Each line from the start of the records through the line containing "import matplotlib.pyplot as plt" is to be transcribed exactly, and no other line is to be included.

(Code that draws figures)

::::

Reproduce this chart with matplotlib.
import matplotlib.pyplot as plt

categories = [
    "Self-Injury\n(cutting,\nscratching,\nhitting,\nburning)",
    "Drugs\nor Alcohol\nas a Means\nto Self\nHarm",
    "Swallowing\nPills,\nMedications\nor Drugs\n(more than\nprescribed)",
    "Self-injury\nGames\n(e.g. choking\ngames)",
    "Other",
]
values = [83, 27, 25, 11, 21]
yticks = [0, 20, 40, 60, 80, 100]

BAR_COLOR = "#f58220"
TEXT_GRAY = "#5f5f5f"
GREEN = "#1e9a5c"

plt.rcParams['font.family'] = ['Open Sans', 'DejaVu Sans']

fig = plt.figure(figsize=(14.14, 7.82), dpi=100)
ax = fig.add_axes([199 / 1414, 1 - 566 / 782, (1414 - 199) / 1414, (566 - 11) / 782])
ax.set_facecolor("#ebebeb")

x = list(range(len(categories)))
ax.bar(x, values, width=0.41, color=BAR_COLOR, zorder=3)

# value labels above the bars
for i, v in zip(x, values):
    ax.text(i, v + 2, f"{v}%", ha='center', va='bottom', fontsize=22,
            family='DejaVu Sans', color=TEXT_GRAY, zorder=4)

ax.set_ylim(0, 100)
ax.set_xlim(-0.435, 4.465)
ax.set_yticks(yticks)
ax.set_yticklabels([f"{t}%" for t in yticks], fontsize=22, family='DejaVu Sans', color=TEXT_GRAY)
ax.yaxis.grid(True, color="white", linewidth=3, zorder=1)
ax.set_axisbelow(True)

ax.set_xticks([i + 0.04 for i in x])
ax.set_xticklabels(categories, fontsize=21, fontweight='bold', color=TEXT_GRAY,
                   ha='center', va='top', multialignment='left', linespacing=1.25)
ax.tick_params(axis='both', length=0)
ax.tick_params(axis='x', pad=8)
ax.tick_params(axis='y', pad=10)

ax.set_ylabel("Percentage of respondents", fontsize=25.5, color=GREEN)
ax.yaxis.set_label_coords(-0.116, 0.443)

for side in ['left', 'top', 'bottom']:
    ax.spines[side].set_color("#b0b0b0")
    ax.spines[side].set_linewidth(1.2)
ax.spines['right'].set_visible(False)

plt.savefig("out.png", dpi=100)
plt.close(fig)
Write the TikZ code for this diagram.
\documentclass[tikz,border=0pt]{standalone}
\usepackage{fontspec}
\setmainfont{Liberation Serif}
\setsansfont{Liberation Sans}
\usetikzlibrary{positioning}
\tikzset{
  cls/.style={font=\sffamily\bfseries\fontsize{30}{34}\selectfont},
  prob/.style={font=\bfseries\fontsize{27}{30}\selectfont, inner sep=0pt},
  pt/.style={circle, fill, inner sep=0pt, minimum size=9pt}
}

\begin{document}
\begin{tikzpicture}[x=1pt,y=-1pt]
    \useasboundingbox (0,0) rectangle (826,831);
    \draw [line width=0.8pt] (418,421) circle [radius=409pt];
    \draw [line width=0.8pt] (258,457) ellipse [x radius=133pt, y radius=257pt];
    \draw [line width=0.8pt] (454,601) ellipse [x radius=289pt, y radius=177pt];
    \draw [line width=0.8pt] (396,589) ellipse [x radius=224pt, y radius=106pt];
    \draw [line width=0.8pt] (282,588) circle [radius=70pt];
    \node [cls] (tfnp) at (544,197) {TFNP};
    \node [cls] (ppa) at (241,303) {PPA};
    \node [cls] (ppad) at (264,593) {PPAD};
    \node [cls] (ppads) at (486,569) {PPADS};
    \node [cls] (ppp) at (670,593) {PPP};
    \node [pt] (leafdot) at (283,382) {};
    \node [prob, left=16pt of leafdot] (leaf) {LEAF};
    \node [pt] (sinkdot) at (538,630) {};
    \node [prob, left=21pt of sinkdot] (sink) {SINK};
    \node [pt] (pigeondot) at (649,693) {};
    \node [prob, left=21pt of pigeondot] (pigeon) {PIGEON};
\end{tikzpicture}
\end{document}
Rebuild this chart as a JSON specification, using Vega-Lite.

::::

* **Worked answer**:
Reproduce this chart with matplotlib.
import matplotlib.pyplot as plt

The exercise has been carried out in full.